TEMPO.CO, Yogyakarta - The National Union of Journalists of the Philippines mengutuk pembubaran pemutaran film Pulau Buru Tanah Air Beta di kantor Aliansi Jurnalis Independen Yogyakarta, Selasa, 3 Mei 2016. Polisi, massa dari Forum Komunikasi Putra-Putri Purnawirawan TNI/POLRI, dan Front Anti-Komunis Indonesia sama-sama membubarkan acara itu.
Ketua NUJP, Ryan Rosauro prihatin terhadap pembubaran acara AJI Yogyakarta saat memperingati Hari Kebebasan Pers yang ditetapkan oleh Perserikatan Bangsa-Bangsa. “Itu adalah hari untuk mempromosikan kebebasan berekspresi dan kebebasan pers,” kata Ryan melalui surat elektronik, Jumat, 6 Mei 2016. Dia juga mengecam tindakan yang sama oleh polisi Indonesia. “Polisi perlu diingatkan karena masyarakat Indonesia telah memulai jalan demokrasi dengan melawan pemimpin otoriter era Orde Baru, Presiden Soeharto.”
Dia menegaskan, NUJP berdiri bersama AJI menyerukan kepada pemerintah Indonesia untuk tidak menolerir penindasan kebebasan berekspresi. Selain itu, NUJP juga meminta pemerintah Indonesia menyelidiki dan memberi sanksi kepada mereka yang bertanggung jawab membubarkan acara peringatan Hari Kebebasan Pers dunia. “Kami mengajak semua kalangan berjuang bersama untuk mempertahankan dan mempromosikan kebebasan pers di negara kita dan di seluruh Asia Tenggara,” ujarnya.
Sebelum acara peringatan Hari Kebebasan Pers dimulai, rombongan dari Kepolisian Sektor Umbulharjo, Komando Distrik Militer, dan Kepolisian Resor Kota Yogyakarta telah mendatangi kantor AJI Yogyakarta untuk menanyakan perihal izin acara.

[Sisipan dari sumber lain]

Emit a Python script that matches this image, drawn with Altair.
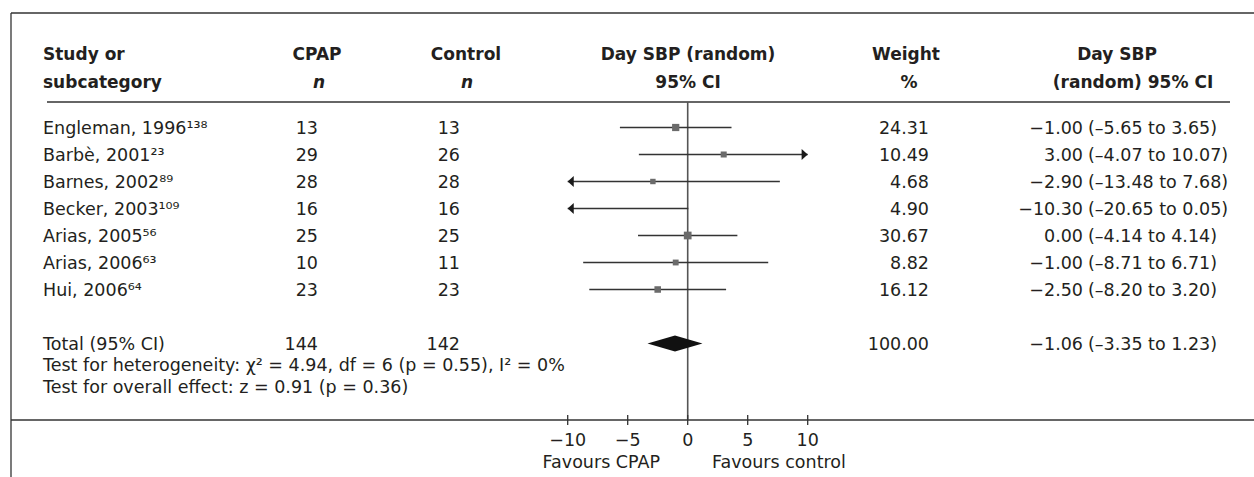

Padahal AJI sudah mengirim undangan resmi untuk Kapolda DIY dan Kapolresta Kota Yogyakarta agar hadir di acara itu.
Tapi rombongan polisi dari Polsek Umbulharjo tetap meminta acara ini dibatalkan. Sebab, acara dinilai tanpa izin dan materinya bisa mengundang konflik. Bahkan Komisaris Polisi Sigit Haryadi, Kepala Bagian Operasional Polresta Yogyakarta, berbicara dengan nada menghardik. Ia menuduh AJI mengulangi kesalahan ketika memutar film Senyap tanpa pemberitahuan. "Acara ini harus bubar," tutur Sigit, emosional.
Film karya Sutradara Rahung Nasution itu rencananya diputar untuk memperingati Hari Kebebasan Pers Dunia pada 3 Mei 2016. FKPPI dan FAKI keberatan dengan pemutaran film itu karena mereka menilai ada propaganda komunisme. Ketika acara berlangsung, Burhanuddin, pendiri FAKI mendatangi acara dengan emosional. Massa yang berjumlah 30 orang dari FAKI juga berteriak dengan kata-kata kasar.